**What this task involves**: The complete listing should be restated exactly.

**Data segment**:
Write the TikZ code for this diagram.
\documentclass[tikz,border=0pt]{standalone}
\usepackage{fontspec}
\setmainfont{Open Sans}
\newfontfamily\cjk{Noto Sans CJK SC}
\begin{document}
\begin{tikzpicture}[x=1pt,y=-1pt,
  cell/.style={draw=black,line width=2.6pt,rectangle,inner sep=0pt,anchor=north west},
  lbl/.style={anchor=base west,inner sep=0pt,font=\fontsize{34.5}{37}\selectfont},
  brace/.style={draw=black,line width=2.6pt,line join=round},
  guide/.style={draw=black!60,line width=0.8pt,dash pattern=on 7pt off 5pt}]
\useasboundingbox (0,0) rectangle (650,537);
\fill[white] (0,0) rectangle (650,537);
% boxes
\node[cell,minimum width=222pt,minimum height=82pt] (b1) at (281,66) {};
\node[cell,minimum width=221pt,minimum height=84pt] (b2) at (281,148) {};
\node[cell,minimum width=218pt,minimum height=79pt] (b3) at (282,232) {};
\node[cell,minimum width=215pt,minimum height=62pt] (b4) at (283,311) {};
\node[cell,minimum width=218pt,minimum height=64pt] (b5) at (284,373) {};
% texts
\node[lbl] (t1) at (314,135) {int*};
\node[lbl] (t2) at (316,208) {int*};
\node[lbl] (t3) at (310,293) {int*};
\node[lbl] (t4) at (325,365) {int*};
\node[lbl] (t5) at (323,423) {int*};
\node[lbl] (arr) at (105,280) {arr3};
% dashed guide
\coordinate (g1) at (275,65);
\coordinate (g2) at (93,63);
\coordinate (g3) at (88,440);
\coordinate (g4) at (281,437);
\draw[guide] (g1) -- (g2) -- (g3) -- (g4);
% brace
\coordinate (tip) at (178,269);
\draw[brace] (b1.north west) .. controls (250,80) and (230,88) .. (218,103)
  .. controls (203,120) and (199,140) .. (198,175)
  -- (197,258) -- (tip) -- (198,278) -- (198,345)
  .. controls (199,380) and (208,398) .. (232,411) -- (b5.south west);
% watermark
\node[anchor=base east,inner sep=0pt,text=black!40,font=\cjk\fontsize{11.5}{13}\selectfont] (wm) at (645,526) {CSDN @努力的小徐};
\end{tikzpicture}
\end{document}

**Full output**:
Write the TikZ code for this diagram.
\documentclass[tikz,border=0pt]{standalone}
\usepackage{fontspec}
\setmainfont{Open Sans}
\newfontfamily\cjk{Noto Sans CJK SC}
\begin{document}
\begin{tikzpicture}[x=1pt,y=-1pt,
  cell/.style={draw=black,line width=2.6pt,rectangle,inner sep=0pt,anchor=north west},
  lbl/.style={anchor=base west,inner sep=0pt,font=\fontsize{34.5}{37}\selectfont},
  brace/.style={draw=black,line width=2.6pt,line join=round},
  guide/.style={draw=black!60,line width=0.8pt,dash pattern=on 7pt off 5pt}]
\useasboundingbox (0,0) rectangle (650,537);
\fill[white] (0,0) rectangle (650,537);
% boxes
\node[cell,minimum width=222pt,minimum height=82pt] (b1) at (281,66) {};
\node[cell,minimum width=221pt,minimum height=84pt] (b2) at (281,148) {};
\node[cell,minimum width=218pt,minimum height=79pt] (b3) at (282,232) {};
\node[cell,minimum width=215pt,minimum height=62pt] (b4) at (283,311) {};
\node[cell,minimum width=218pt,minimum height=64pt] (b5) at (284,373) {};
% texts
\node[lbl] (t1) at (314,135) {int*};
\node[lbl] (t2) at (316,208) {int*};
\node[lbl] (t3) at (310,293) {int*};
\node[lbl] (t4) at (325,365) {int*};
\node[lbl] (t5) at (323,423) {int*};
\node[lbl] (arr) at (105,280) {arr3};
% dashed guide
\coordinate (g1) at (275,65);
\coordinate (g2) at (93,63);
\coordinate (g3) at (88,440);
\coordinate (g4) at (281,437);
\draw[guide] (g1) -- (g2) -- (g3) -- (g4);
% brace
\coordinate (tip) at (178,269);
\draw[brace] (b1.north west) .. controls (250,80) and (230,88) .. (218,103)
  .. controls (203,120) and (199,140) .. (198,175)
  -- (197,258) -- (tip) -- (198,278) -- (198,345)
  .. controls (199,380) and (208,398) .. (232,411) -- (b5.south west);
% watermark
\node[anchor=base east,inner sep=0pt,text=black!40,font=\cjk\fontsize{11.5}{13}\selectfont] (wm) at (645,526) {CSDN @努力的小徐};
\end{tikzpicture}
\end{document}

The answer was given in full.